The White Sox kept tacking on incrementally throughout the game, such that a close pitcher’s duel gradually morphed into a laugher. James Shields of all people pitched six innings allowing only one run while striking out six and only walking two.
- Shields entered the game leading the majors in HR/9 allowed, surrendering over two per nine. The Rays as a team had somehow hit 213 on the year, or about the rate the 2000 White Sox did. The top four players in the Rays’ order tonight all have more than 20 homers on the year, two of which are over 30. So naturally, Shields pitched six innings and didn’t allow a single one.

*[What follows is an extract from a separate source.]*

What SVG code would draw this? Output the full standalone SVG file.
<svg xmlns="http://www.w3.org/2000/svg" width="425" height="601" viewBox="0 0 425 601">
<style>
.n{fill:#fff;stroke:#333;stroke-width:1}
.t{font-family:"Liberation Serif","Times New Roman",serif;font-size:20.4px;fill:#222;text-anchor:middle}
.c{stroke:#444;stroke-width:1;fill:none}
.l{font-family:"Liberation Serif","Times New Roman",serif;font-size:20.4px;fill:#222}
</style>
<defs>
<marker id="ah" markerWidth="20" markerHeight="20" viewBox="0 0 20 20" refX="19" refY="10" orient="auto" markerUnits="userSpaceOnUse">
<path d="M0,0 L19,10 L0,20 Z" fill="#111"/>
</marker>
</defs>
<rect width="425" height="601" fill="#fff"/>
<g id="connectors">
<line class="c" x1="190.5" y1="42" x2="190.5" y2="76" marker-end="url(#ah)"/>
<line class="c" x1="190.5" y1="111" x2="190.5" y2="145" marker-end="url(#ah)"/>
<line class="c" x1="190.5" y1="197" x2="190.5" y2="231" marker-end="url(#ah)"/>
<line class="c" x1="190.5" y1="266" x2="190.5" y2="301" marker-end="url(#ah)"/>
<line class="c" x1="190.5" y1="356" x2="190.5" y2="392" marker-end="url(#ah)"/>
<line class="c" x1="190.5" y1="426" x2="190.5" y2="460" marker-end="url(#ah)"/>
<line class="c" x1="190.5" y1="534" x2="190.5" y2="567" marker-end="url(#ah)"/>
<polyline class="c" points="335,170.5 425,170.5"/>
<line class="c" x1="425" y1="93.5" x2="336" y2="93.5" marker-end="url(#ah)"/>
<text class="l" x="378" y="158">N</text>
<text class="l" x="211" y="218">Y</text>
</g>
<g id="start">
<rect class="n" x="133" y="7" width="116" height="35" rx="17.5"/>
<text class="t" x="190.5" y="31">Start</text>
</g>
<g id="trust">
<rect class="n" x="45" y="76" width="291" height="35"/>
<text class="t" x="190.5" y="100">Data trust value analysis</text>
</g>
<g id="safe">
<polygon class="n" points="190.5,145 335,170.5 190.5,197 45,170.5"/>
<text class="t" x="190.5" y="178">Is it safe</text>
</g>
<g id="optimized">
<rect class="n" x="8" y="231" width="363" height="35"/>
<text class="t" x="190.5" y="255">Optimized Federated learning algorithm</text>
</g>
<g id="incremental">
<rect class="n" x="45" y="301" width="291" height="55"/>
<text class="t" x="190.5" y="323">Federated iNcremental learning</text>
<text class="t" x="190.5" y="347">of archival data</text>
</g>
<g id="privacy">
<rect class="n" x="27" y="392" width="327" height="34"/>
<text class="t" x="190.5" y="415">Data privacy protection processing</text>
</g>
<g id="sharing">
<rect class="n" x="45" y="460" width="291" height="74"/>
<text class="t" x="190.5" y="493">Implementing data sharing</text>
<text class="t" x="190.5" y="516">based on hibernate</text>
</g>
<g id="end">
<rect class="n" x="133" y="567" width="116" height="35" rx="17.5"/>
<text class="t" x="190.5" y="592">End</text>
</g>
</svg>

- It was an emotional evening. The Rays hung a Jose Fernandez jersey in the dugout in his honor. In much less tragic news, Alexei Ramirez made his return to U.S. Cellular field and received a warm ovation. He acknowledged the cheers, doffing his batting helmet, in a lovely moment–a fan even had a “Miss U Alexei” sign prominently in the frame. I do miss Alexei, even if it seems as though he is rapidly nearing the end of his playing days.

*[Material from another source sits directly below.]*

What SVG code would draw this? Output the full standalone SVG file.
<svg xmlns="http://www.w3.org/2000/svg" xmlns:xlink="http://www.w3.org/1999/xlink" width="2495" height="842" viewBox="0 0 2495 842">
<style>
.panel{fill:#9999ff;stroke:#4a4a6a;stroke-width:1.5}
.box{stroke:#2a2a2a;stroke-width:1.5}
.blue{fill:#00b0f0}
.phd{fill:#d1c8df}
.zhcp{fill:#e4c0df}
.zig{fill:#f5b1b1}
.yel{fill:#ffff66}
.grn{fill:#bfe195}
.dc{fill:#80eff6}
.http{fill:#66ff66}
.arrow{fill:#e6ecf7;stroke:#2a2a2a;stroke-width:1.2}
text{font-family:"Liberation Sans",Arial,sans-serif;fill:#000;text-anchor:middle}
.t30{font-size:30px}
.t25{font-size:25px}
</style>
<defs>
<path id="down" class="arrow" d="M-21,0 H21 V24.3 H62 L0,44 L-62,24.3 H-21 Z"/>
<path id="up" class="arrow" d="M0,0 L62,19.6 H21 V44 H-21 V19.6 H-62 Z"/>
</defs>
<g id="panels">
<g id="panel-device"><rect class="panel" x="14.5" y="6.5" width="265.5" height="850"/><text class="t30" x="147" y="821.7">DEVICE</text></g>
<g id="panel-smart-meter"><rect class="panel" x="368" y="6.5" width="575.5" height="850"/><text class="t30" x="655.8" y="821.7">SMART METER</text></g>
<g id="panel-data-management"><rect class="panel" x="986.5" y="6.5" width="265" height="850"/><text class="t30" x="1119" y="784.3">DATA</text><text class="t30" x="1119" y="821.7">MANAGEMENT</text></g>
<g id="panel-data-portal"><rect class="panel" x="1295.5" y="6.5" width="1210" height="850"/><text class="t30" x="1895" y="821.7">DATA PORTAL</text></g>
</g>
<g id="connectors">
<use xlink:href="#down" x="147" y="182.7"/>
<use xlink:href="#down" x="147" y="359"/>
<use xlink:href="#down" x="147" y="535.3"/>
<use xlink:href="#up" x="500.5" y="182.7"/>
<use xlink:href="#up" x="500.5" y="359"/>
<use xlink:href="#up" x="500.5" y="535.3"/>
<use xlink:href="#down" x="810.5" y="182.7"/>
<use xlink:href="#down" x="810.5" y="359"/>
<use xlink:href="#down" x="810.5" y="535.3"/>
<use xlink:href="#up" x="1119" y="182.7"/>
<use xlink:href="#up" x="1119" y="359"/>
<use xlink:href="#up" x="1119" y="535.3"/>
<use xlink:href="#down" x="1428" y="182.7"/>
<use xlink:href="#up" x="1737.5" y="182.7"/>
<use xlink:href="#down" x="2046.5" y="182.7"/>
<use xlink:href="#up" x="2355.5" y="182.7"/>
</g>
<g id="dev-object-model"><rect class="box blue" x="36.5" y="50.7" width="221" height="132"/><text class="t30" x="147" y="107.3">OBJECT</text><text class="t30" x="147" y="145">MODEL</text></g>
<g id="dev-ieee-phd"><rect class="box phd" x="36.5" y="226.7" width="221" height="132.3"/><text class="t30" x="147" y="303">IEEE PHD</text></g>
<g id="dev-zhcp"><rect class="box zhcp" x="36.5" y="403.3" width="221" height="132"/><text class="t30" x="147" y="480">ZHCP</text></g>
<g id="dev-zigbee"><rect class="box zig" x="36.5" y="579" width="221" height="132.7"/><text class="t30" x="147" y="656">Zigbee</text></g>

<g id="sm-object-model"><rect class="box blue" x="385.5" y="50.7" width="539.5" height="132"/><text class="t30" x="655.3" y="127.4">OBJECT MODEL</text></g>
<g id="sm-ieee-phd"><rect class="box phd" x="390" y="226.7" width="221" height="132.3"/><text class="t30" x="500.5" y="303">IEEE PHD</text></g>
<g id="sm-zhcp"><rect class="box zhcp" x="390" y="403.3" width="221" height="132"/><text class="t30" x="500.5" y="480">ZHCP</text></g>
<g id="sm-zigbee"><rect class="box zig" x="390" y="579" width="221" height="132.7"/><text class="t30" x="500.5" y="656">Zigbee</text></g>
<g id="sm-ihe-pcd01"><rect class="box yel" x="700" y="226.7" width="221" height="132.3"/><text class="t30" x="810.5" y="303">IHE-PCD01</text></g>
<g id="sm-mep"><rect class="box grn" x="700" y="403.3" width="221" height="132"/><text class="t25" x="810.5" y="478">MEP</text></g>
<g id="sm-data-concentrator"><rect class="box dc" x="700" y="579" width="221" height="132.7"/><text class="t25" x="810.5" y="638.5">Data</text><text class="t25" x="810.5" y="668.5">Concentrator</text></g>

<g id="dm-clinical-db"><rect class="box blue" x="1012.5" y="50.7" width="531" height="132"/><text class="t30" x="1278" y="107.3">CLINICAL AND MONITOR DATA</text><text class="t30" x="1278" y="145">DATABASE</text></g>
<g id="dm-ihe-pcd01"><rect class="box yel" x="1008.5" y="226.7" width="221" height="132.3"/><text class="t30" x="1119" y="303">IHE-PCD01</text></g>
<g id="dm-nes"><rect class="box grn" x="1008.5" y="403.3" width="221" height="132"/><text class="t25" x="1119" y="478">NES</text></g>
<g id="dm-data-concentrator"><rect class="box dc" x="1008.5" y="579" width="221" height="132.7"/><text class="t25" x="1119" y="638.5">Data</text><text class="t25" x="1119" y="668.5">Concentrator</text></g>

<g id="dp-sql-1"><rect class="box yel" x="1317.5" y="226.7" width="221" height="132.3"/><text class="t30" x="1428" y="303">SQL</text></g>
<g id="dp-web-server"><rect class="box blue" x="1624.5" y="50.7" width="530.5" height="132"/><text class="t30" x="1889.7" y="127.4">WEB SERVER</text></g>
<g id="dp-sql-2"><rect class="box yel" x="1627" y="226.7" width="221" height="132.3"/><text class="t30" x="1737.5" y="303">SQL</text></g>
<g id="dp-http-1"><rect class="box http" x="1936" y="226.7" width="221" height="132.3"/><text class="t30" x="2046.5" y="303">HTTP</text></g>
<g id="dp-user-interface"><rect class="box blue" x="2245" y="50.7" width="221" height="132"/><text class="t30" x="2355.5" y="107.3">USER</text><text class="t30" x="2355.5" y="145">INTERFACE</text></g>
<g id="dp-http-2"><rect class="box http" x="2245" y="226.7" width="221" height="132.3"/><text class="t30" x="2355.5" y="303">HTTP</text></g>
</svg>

- The White Sox grabbed an early lead when Jose Abreu followed Melky Cabrera‘s 40th double of the season with a single. Cabrera would come around to score on a sac fly by Justin Morneau. They added another run when Todd Frazier doubled, a shocking rarity for him this year, stole third, and came around on yet another sac fly, this one by Omar Narvaez. Leury Garcia scored after a leadoff single, when he came around on another single after advancing on ground outs. It was a night of run manufacturing. I prefer dingers…

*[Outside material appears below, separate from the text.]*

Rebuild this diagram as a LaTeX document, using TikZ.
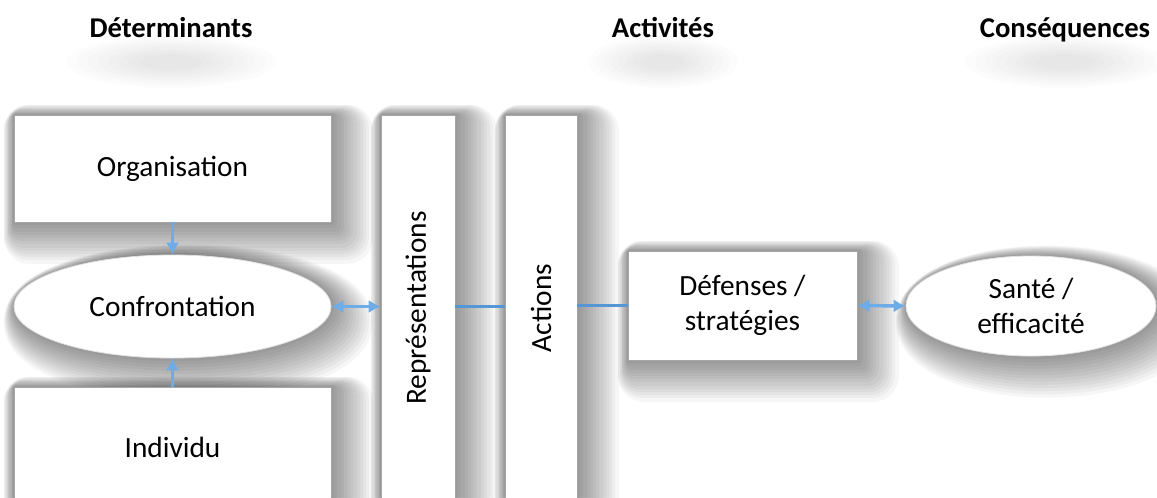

- …which came in the 7th and 8th from Morneau and Carlos Sanchez, who has randomly started swinging for the fences with a modicum of success. I mean, by his standards, anyway.
- With an 0-for-5 night, Tim Anderson‘s OPS has dropped beneath .700. He hasn’t hit for power in some time, and one hopes this is simply the result of him running out of gas a bit at the end of the longest season he’s ever played in his life. And frankly, he has erased a lot of doubts about his ability to stick at shortstop–doubts which were well-founded–which eases the pressure on his bat tremendously.
- Speaking of which, the White Sox turned four double plays on the night, and Abreu cut down another would-be run at home. That goes a way toward explaining how the Rays only managed one run on nine hits and four walks.
- The White Sox only need to win six games in a row to make it to .500 at the end of the season for the first time since 2012.